The state can’t recoup Medicaid payments from nurses because of paperwork errors if the care provided by the nurses can be verified, according to the state Supreme Court.
In a unanimous ruling last week, the court said the state Department of Health Services improperly sought to recoup payments from independent private-duty nurses after audits found their records were not “perfect.”
Many of the nurses, represented by Wisconsin Professional Homecare Providers, care for severely disabled patients in their homes. The state tried to recoup $15,000 to $48,000 from each of four nurses because of inconsistencies between their notes and medical records, but not because of fraud, according to the lawsuit.
In some cases, the state sought thousands of dollars for multiple entire shifts because a nurse didn’t include a physician’s prescription for Tylenol or vitamin D, supplements that can be bought over the counter, according to Madison attorney Diane Welsh, who represented the nurses.
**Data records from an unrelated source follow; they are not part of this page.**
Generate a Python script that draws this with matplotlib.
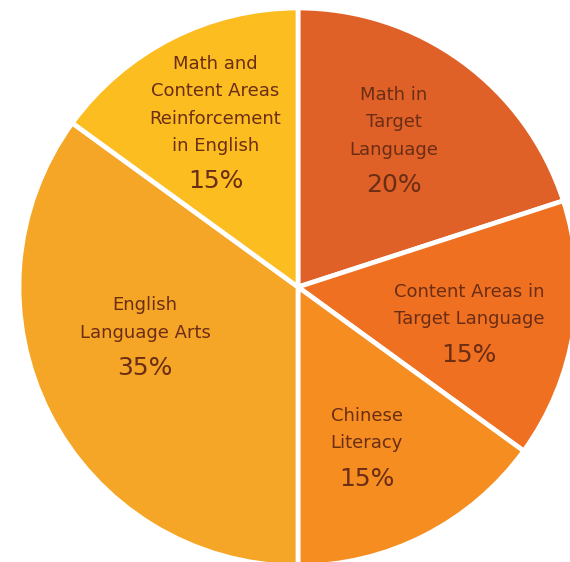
import numpy as np
import matplotlib
matplotlib.use("Agg")
import matplotlib.pyplot as plt

# slices clockwise from 12 o'clock
names = [
    "Math in\nTarget\nLanguage",
    "Content Areas in\nTarget Language",
    "Chinese\nLiteracy",
    "English\nLanguage Arts",
    "Math and\nContent Areas\nReinforcement\nin English",
]
shares = [20, 15, 15, 35, 15]
colors = ["#DF6128", "#F07022", "#F58D21", "#F6A627", "#FBBD20"]

# where the percentage sits: (angle in degrees, fraction of radius)
pct_pos = [(46.8, 0.50), (-21.6, 0.66), (-70.3, 0.73), (207.9, 0.62), (128.0, 0.48)]

W, H = 570, 562
cx, cy, R = 298, H - 287, 279
text_color = "#6B2D14"

fig = plt.figure(figsize=(W / 100, H / 100), dpi=100)
ax = fig.add_axes([0, 0, 1, 1])

ax.pie(
    shares,
    colors=colors,
    startangle=90,
    counterclock=False,
    center=(cx, cy),
    radius=R,
    wedgeprops=dict(edgecolor="white", linewidth=3.4),
    frame=True,
)
ax.set_xlim(0, W)
ax.set_ylim(0, H)
ax.set_aspect("equal")
ax.axis("off")

for name, share, (ang, frac) in zip(names, shares, pct_pos):
    t = np.deg2rad(ang)
    x = cx + frac * R * np.cos(t)
    y = cy + frac * R * np.sin(t)
    ax.text(x, y, f"{share}%", ha="center", va="center",
            fontsize=18, color=text_color, family="DejaVu Sans")
    ax.annotate(name, xy=(x, y), xytext=(0, 19), textcoords="offset points",
                ha="center", va="bottom", multialignment="center",
                fontsize=13, color=text_color, linespacing=1.68,
                family="DejaVu Sans")

fig.savefig("out.png", dpi=100)
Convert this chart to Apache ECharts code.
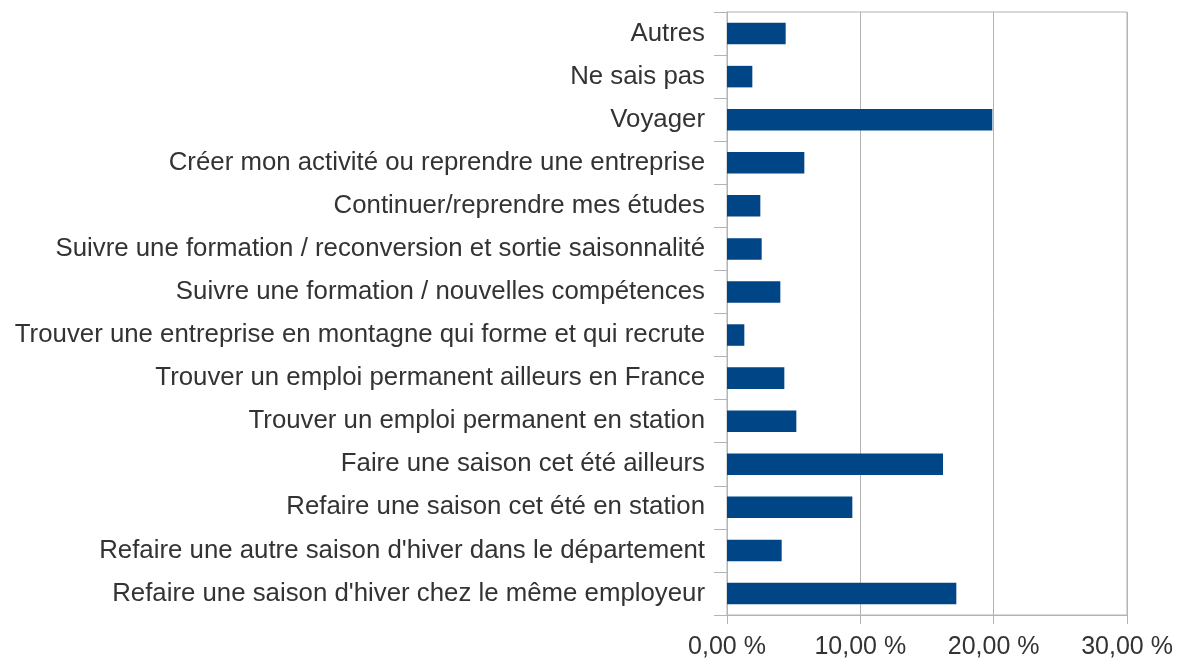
<!DOCTYPE html>
<html>
<head>
<meta charset="utf-8">
<script src="https://cdn.jsdelivr.net/npm/echarts@6/dist/echarts.min.js"></script>
<style>
  html, body { margin: 0; padding: 0; background: #fff; }
  #chart { width: 1177px; height: 660px; }
</style>
</head>
<body>
<div id="chart"></div>
<script>
// categories, top to bottom as shown
const categories = [
  'Autres',
  'Ne sais pas',
  'Voyager',
  'Créer mon activité ou reprendre une entreprise',
  'Continuer/reprendre mes études',
  'Suivre une formation / reconversion et sortie saisonnalité',
  'Suivre une formation / nouvelles compétences',
  'Trouver une entreprise en montagne qui forme et qui recrute',
  'Trouver un emploi permanent ailleurs en France',
  'Trouver un emploi permanent en station',
  'Faire une saison cet été ailleurs',
  'Refaire une saison cet été en station',
  "Refaire une autre saison d'hiver dans le département",
  "Refaire une saison d'hiver chez le même employeur"
];

// percentages
const shares = [4.4, 1.9, 19.9, 5.8, 2.5, 2.6, 4.0, 1.3, 4.3, 5.2, 16.2, 9.4, 4.1, 17.2];

const xTicks = { min: 0, max: 30, interval: 10 };

const font = 'Liberation Sans, Arial, sans-serif';
const gridGrey = '#b3b3b3';

const chart = echarts.init(document.getElementById('chart'));

chart.setOption({
  animation: false,
  grid: {
    left: 727,
    right: 50,
    top: 12,
    bottom: 45,
    show: true,
    borderColor: gridGrey,
    borderWidth: 1
  },
  xAxis: {
    type: 'value',
    min: xTicks.min,
    max: xTicks.max,
    interval: xTicks.interval,
    axisLine: { show: true, lineStyle: { color: gridGrey } },
    axisTick: { show: true, length: 9, lineStyle: { color: gridGrey } },
    splitLine: { show: true, lineStyle: { color: gridGrey } },
    axisLabel: {
      margin: 20,
      color: '#333',
      fontFamily: font,
      fontSize: 25,
      formatter: v => v.toFixed(2).replace('.', ',') + ' %'
    }
  },
  yAxis: {
    type: 'category',
    data: categories,
    inverse: true,
    axisLine: { show: true, lineStyle: { color: gridGrey } },
    axisTick: { show: true, length: 13, lineStyle: { color: gridGrey } },
    axisLabel: {
      margin: 22,
      color: '#333',
      fontFamily: font,
      fontSize: 25.8,
      interval: 0
    }
  },
  series: [{
    type: 'bar',
    data: shares,
    barWidth: '50%',
    itemStyle: { color: '#004586' }
  }]
});
</script>
</body>
</html>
The state sought repayment for multiple days of full shifts when nurses wrote that they had fed patients according to plans of care instead of specifying times and amounts, and when nurses didn’t sign pre-authorization documents for care even though state rules are contradictory on whether signatures are required, Welsh told the Wisconsin State Journal in 2016.
A Waukesha County Circuit Court judge ruled in favor of the nurses in 2016, but last year the Court of Appeals reversed the decision.
The Supreme Court sided with the nurses, saying the health department can recoup payments only if it can’t verify that the service was provided, the claim is appropriate and the reimbursement is accurate.
“There is no legal basis for the perfection policy,” the ruling said.
“I look forward to working with the Department of Health Services on tactics that effectively address fraud, waste and abuse but do not unjustly take hard-earned money from providers,” said Welsh, of the Pines Bach law firm.
State health department spokeswoman Elizabeth Goodsitt said Monday the agency is “still evaluating the impact of the decision.” In 2016, she said the department’s Office of the Inspector General had been created five years earlier to improve fraud prevention and “public assistance program integrity.”
“Documentation of medical care is a vital part of patient care and patient safety,” Goodsitt said.